Local witnesses report that this
morning four armed men on board motorcycles, opened fire against a monk as he
was collecting offers. The
attack took place in the district of Mae Lan , in the southern province of
Pattani. The
bullets struck and killed the priest and three other people present at the
scene, including a child. The
wounded include a law enforcement officer, who was escorting the monk.
In
the second incident, yesterday evening in the district of Yaring , again in
Pattani , a Buddhist woman of 29 years of age was killed. The
woman was on board of her motorbike on her way home when she was hit by a
barrage of bullets, after killing her, the assailants set fire to her corpse. They
also left a note on the crime scene addressed "to the head of the army",
in which they explain that "this is not the last body to [ avenge ] the
three brothers".
The three Muslim brothers ( three
, five and nine years of age) from the neighboring province of Narathiwat, were
shot last week in front of their home, as they returned from evening prayers at
the mosque. Their
father and mother (who is pregnant) were also involved in the assault, but
survived.
In
recent days, the Islamist faction had carried out a first act of retaliation for
the death of children: On 10 February, the wife of a policeman was killed and
then set on fire, in an episode very similar to what happened last night, in
the main market of the town in front of a terrified crowd.

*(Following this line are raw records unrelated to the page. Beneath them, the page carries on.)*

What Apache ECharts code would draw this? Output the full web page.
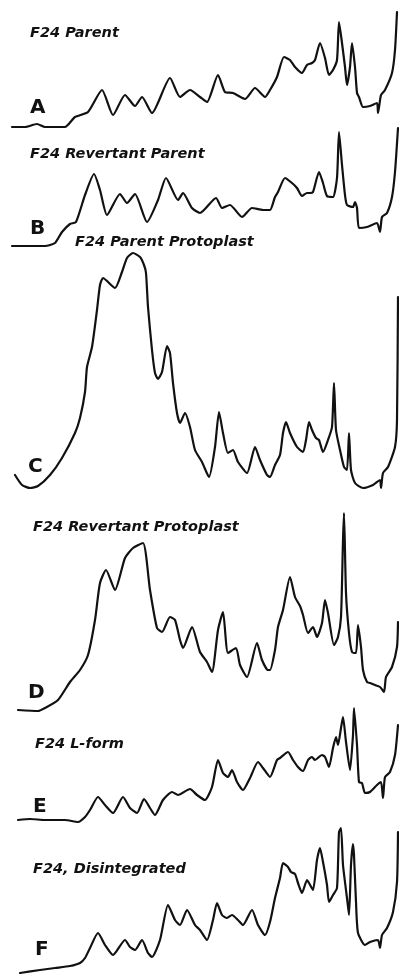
<!DOCTYPE html>
<html><head><meta charset="utf-8">
<script src="https://cdn.jsdelivr.net/npm/echarts@6/dist/echarts.min.js"></script>
<style>html,body{margin:0;padding:0;background:#fff}#c{width:399px;height:979px}</style>
</head><body><div id="c"></div>
<script>
// Trace labels
const panelLetters = ['A','B','C','D','E','F'];
const panelTitles = ['F24 Parent','F24 Revertant Parent','F24 Parent Protoplast','F24 Revertant Protoplast','F24 L-form','F24, Disintegrated'];

// Migration positions (x) and absorbance heights (y) for each scan
const xA = [12,25,37,45,55,65,75,88,102,113,125,135,142,152,170,180,190,200,207,218,225,233,245,255,265,270,277,284,290,295,302,307,312,315,320,325,329,333,337,339,342,345,347,350,352,355,357,359,363,370,377,378,381,385,392,395,397];
const yA = [1,1,4,1,1,1,11,16,38,13,33,22,31,15,50,31,38,31,26,53,36,35,29,40,31,38,51,71,68,61,55,63,65,68,85,70,53,58,68,106,85,61,43,61,85,61,35,31,21,22,25,15,33,38,55,78,116];

const xB = [12,45,55,62,70,76,85,94,100,107,120,127,135,147,158,166,178,183,192,200,216,222,230,242,252,263,270,275,278,285,292,297,302,307,310,313,319,323,327,333,337,339,342,345,347,353,355,357,359,367,377,380,382,387,392,395,398];
const yB = [0,0,3,14,22,24,51,72,56,31,52,43,52,24,46,68,46,53,38,33,48,38,41,29,38,36,36,49,54,68,63,58,50,53,53,54,74,63,50,49,68,114,81,51,41,39,44,38,18,19,23,14,29,33,49,74,118];

const xC = [15,22,30,38,50,62,75,80,85,87,92,97,100,103,115,122,127,133,140,144,146,148,152,155,158,162,167,170,173,177,180,185,190,195,202,209,215,219,223,228,233,238,247,255,260,267,270,275,280,283,286,290,297,303,306,309,312,316,319,323,328,332,334,336,340,344,347,349,351,355,363,373,380,381,383,388,395,397,398];
const yC = [13,3,0,2,13,30,55,70,96,121,141,178,203,210,200,216,230,235,231,223,215,181,138,115,109,116,142,135,105,75,65,75,61,38,26,11,41,76,55,35,38,26,15,41,28,13,11,23,33,55,66,55,41,36,48,66,58,50,48,36,48,61,105,58,38,21,18,55,18,5,0,3,8,0,15,21,41,68,191];

const xD = [18,38,45,58,70,80,88,95,100,106,115,125,133,143,150,157,162,170,175,180,183,192,200,207,212,218,223,228,236,240,247,257,262,268,270,275,278,283,290,295,300,303,308,313,317,322,325,328,334,338,341,343,344,346,349,352,356,358,361,363,367,370,375,380,384,386,392,397,398];
const yD = [1,0,3,11,29,41,56,91,128,141,121,153,163,168,121,83,79,94,91,71,63,84,59,49,39,81,99,58,63,46,34,68,51,41,41,61,84,101,134,114,105,96,78,84,74,88,111,98,66,74,94,171,198,118,78,59,58,86,64,41,29,28,26,24,19,34,44,64,89];

const xE = [18,30,45,65,78,85,90,98,105,113,123,130,137,144,150,155,163,172,178,190,197,205,212,218,223,228,232,237,243,250,258,263,270,277,280,288,293,298,303,308,312,315,322,325,329,333,336,338,341,343,346,350,353,354,357,359,362,365,370,377,381,383,385,390,395,398];
const yE = [2,3,2,2,0,5,12,25,17,9,25,14,9,23,14,7,22,30,27,33,27,22,35,62,49,45,52,40,32,44,60,54,45,62,64,70,62,55,51,62,65,62,67,65,55,74,85,77,94,105,80,52,87,114,77,40,39,29,30,37,40,24,45,50,67,97];

const xF = [20,40,55,70,80,85,90,98,105,113,125,130,135,142,148,152,160,168,175,180,187,195,200,207,213,217,222,227,232,238,243,252,258,265,270,275,280,283,288,291,295,298,302,307,309,313,317,320,323,327,329,333,337,339,341,343,347,349,351,353,354,356,358,365,370,378,380,382,387,393,397,398];
const yF = [1,4,6,8,11,16,26,41,29,19,34,27,24,34,21,17,34,69,54,49,64,49,44,34,54,71,59,56,59,54,49,64,49,39,52,76,96,111,107,102,100,91,81,94,91,84,114,126,112,89,72,79,86,142,146,109,76,59,109,130,119,72,41,29,32,34,26,39,46,62,92,142];

const traces = [[xA,yA],[xB,yB],[xC,yC],[xD,yD],[xE,yE],[xF,yF]];

// layout (pixels): baseline and vertical span of each panel
const baselines = [128,246,488,711,822,974];
const spans = [120,120,240,200,120,150];
const titlePos = [[30,33],[30,154],[75,242],[33,527],[35,744],[33,869]];
const letterPos = [[30,108],[30,229],[28,467],[28,693],[33,807],[35,950]];

const grids=[],xAxes=[],yAxes=[],series=[];
traces.forEach((t,i)=>{
  grids.push({left:0,width:399,top:baselines[i]-spans[i],height:spans[i]});
  xAxes.push({type:'value',gridIndex:i,min:0,max:399,show:false});
  yAxes.push({type:'value',gridIndex:i,min:0,max:spans[i],show:false});
  series.push({type:'line',xAxisIndex:i,yAxisIndex:i,data:t[0].map((x,k)=>[x,t[1][k]]),
    showSymbol:false,smooth:0.2,clip:false,silent:true,
    lineStyle:{color:'#111',width:2.2,join:'round',cap:'round'}});
});
const graphics=[];
panelTitles.forEach((s,i)=>{
  graphics.push({type:'text',x:titlePos[i][0],y:titlePos[i][1],silent:true,
    style:{text:s,fill:'#111',font:'italic bold 14.5px "DejaVu Sans"',verticalAlign:'middle'}});
  graphics.push({type:'text',x:letterPos[i][0],y:letterPos[i][1],silent:true,
    style:{text:panelLetters[i],fill:'#111',font:'900 20px "DejaVu Sans"',verticalAlign:'middle'}});
});
const chart = echarts.init(document.getElementById('c'),null,{renderer:'canvas'});
chart.setOption({animation:false,backgroundColor:'#fff',grid:grids,xAxis:xAxes,yAxis:yAxes,series:series,graphic:graphics});
</script></body></html>
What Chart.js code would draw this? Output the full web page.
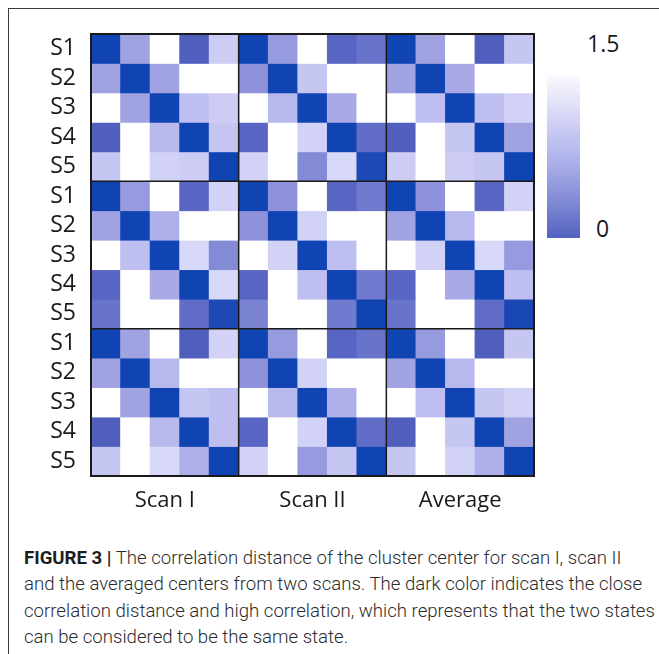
<!DOCTYPE html>
<html>
<head>
<meta charset="utf-8">
<script src="https://cdn.jsdelivr.net/npm/chart.js@4.4.1/dist/chart.umd.min.js"></script>
<style>
  html, body { margin: 0; padding: 0; background: #fff; }
  body { width: 659px; height: 654px; position: relative; overflow: hidden; }
  #frame { position: absolute; left: 8px; top: 8px; width: 700px; height: 700px;
           border-left: 1px solid #3a3a3a; border-top: 1px solid #3a3a3a; }
  #plot { position: absolute; left: 0; top: 0; }
  #cbar { position: absolute; left: 547px; top: 75px; width: 33px; height: 163px;
          background: linear-gradient(to bottom, #fafafe 0%, #d6d6f6 25%, #aaaee8 55%, #7c86d2 80%, #5262bf 100%); }
  .cbl { position: absolute; font-family: 'Open Sans', sans-serif; font-size: 23px; color: #1a1a1a; line-height: 1; }
  #caption { position: absolute; left: 24px; top: 545px; font-family: Roboto, 'Liberation Sans', sans-serif;
             font-weight: 300; font-size: 18.6px; line-height: 26.3px; color: #2b2b2b; white-space: nowrap; }
  #caption b { font-weight: 700; color: #1e1e1e; }
</style>
</head>
<body>
<div id="frame"></div>
<canvas id="plot" width="540" height="520"></canvas>
<div id="cbar"></div>
<div class="cbl" style="left:587px; top:32px;">1.5</div>
<div class="cbl" style="left:596px; top:217px;">0</div>
<div id="caption">
  <b>FIGURE 3 |</b> The correlation distance of the cluster center for scan I, scan II<br>
  and the averaged centers from two scans. The dark color indicates the close<br>
  correlation distance and high correlation, which represents that the two states<br>
  can be considered to be the same state.
</div>
<script>
// Correlation distance between cluster centers (0 = identical, 1.5 = far apart).
// Columns: Scan I S1..S5 | Scan II S1..S5 | Average S1..S5
const columnGroups = ['Scan I', 'Scan II', 'Average'];
const stateLabels = ['S1', 'S2', 'S3', 'S4', 'S5'];

// Rows S1..S5 of the first row block
const rowsBlock1 = [
  [0.00, 0.85, 1.50, 0.40, 1.15,  0.00, 0.80, 1.50, 0.45, 0.55,  0.00, 0.85, 1.50, 0.40, 1.10],
  [0.85, 0.00, 0.85, 1.50, 1.50,  0.75, 0.00, 1.10, 1.50, 1.50,  0.85, 0.00, 0.90, 1.50, 1.50],
  [1.50, 0.85, 0.00, 1.05, 1.15,  1.50, 1.00, 0.00, 0.90, 1.50,  1.50, 1.05, 0.00, 1.05, 1.20],
  [0.40, 1.50, 1.00, 0.00, 1.10,  0.45, 1.50, 1.20, 0.00, 0.50,  0.40, 1.50, 1.10, 0.00, 0.85],
  [1.10, 1.50, 1.20, 1.15, 0.00,  1.20, 1.50, 0.70, 1.25, 0.08,  1.15, 1.50, 1.15, 1.10, 0.00]
];
// Rows S1..S5 of the second row block
const rowsBlock2 = [
  [0.00, 0.80, 1.50, 0.45, 1.20,  0.00, 0.75, 1.50, 0.45, 0.60,  0.00, 0.75, 1.50, 0.45, 1.20],
  [0.85, 0.00, 0.95, 1.50, 1.50,  0.75, 0.00, 1.20, 1.50, 1.50,  0.85, 0.00, 1.00, 1.50, 1.50],
  [1.50, 1.05, 0.00, 1.25, 0.70,  1.50, 1.20, 0.00, 1.05, 1.50,  1.50, 1.20, 0.00, 1.25, 0.80],
  [0.45, 1.50, 0.90, 0.00, 1.25,  0.45, 1.50, 1.05, 0.00, 0.60,  0.45, 1.50, 0.90, 0.00, 1.05],
  [0.55, 1.50, 1.50, 0.50, 0.08,  0.65, 1.50, 1.50, 0.60, 0.00,  0.55, 1.50, 1.50, 0.50, 0.05]
];
// Rows S1..S5 of the third row block
const rowsBlock3 = [
  [0.00, 0.85, 1.50, 0.40, 1.20,  0.00, 0.80, 1.50, 0.45, 0.55,  0.00, 0.80, 1.50, 0.40, 1.10],
  [0.85, 0.00, 1.00, 1.50, 1.50,  0.75, 0.00, 1.20, 1.50, 1.50,  0.85, 0.00, 1.00, 1.50, 1.50],
  [1.50, 0.85, 0.00, 1.10, 1.05,  1.50, 1.00, 0.00, 0.95, 1.50,  1.50, 1.05, 0.00, 1.10, 1.20],
  [0.40, 1.50, 1.00, 0.00, 1.05,  0.45, 1.50, 1.20, 0.00, 0.50,  0.40, 1.50, 1.10, 0.00, 0.85],
  [1.10, 1.50, 1.25, 0.95, 0.00,  1.20, 1.50, 0.80, 1.10, 0.00,  1.10, 1.50, 1.20, 0.95, 0.00]
];

const valueMax = 1.5;
// Colour ramp: dark blue at 0 fading to white at 1.5
const colorStops = [
  [0.00, [16, 68, 178]],
  [0.40, [80, 94, 190]],
  [0.60, [112, 122, 206]],
  [0.85, [160, 162, 226]],
  [1.10, [198, 198, 243]],
  [1.25, [216, 216, 249]],
  [1.50, [255, 255, 255]]
];
function colorFor(v) {
  v = Math.max(0, Math.min(valueMax, v));
  for (let k = 1; k < colorStops.length; k++) {
    const [v1, c1] = colorStops[k];
    const [v0, c0] = colorStops[k - 1];
    if (v <= v1) {
      const t = (v - v0) / (v1 - v0);
      const c = c0.map((a, i) => Math.round(a + (c1[i] - a) * t));
      return `rgb(${c[0]},${c[1]},${c[2]})`;
    }
  }
  return 'rgb(255,255,255)';
}

const matrix = [...rowsBlock1, ...rowsBlock2, ...rowsBlock3];
const columnKeys = columnGroups.flatMap(g => stateLabels.map(s => g + ' ' + s));

// One stacked dataset per matrix row; each cell is one unit tall, coloured by its value
const datasets = matrix.map((row, r) => ({
  label: 'row ' + (r + 1),
  data: row.map(() => 1),
  values: row,
  backgroundColor: row.map(colorFor),
  borderWidth: 0,
  categoryPercentage: 1,
  barPercentage: 1
}));

const blockLines = {
  id: 'blockLines',
  afterDatasetsDraw(chart) {
    const { ctx, chartArea: a, scales: { x, y } } = chart;
    ctx.save();
    ctx.strokeStyle = '#1a1a1a';
    ctx.lineWidth = 1.5;
    [5, 10].forEach(b => {
      const px = (x.getPixelForValue(b - 1) + x.getPixelForValue(b)) / 2;
      ctx.beginPath(); ctx.moveTo(px, a.top); ctx.lineTo(px, a.bottom); ctx.stroke();
      const py = y.getPixelForValue(b);
      ctx.beginPath(); ctx.moveTo(a.left, py); ctx.lineTo(a.right, py); ctx.stroke();
    });
    ctx.lineWidth = 2;
    ctx.strokeRect(a.left, a.top, a.right - a.left, a.bottom - a.top);
    ctx.restore();
  }
};

new Chart(document.getElementById('plot'), {
  type: 'bar',
  data: { labels: columnKeys, datasets },
  options: {
    responsive: false,
    animation: false,
    devicePixelRatio: 1,
    layout: { padding: { left: 0, top: 34, right: 6, bottom: 0 } },
    plugins: { legend: { display: false }, tooltip: { enabled: false } },
    scales: {
      x: {
        stacked: true,
        grid: { display: false, drawTicks: false },
        border: { display: false },
        ticks: {
          autoSkip: false, maxRotation: 0, padding: 12,
          color: '#1a1a1a',
          font: { family: 'Open Sans', size: 22 },
          callback: (v, i) => (i % 5 === 2 ? columnGroups[Math.floor(i / 5)] : '')
        },
        afterFit: s => { s.height = 44; }
      },
      y: {
        stacked: true,
        reverse: true,
        min: 0,
        max: matrix.length,
        grid: { display: false, drawTicks: false },
        border: { display: false },
        afterBuildTicks: s => { s.ticks = matrix.map((_, i) => ({ value: i + 0.5 })); },
        ticks: {
          autoSkip: false, padding: 15,
          color: '#1a1a1a',
          font: { family: 'Open Sans', size: 23 },
          callback: v => stateLabels[Math.floor(v) % stateLabels.length]
        },
        afterFit: s => { s.width = 91; }
      }
    }
  },
  plugins: [blockLines]
});
</script>
</body>
</html>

A decade-long separatist struggle by Islamic extremists has engulfed southern Thailand on the border Malaysia, which has so far claimed over 5,900 casualties, most of them civilians. The Islamists want autonomy from Thailand, who annexed the region more than a century ago, and accuse the Thai and Buddhist authorities of human rights violations and of not respecting the local culture. Almost every day there are bombings and shootings; peace talks between the government and rebels are in an impasse , exacerbated by the political clash - between Prime Minister Yingluck Shinawatra and the opposition led by the Democrat Party - which has been crippling the institutional life in Bangkok and throughout Thailand for months.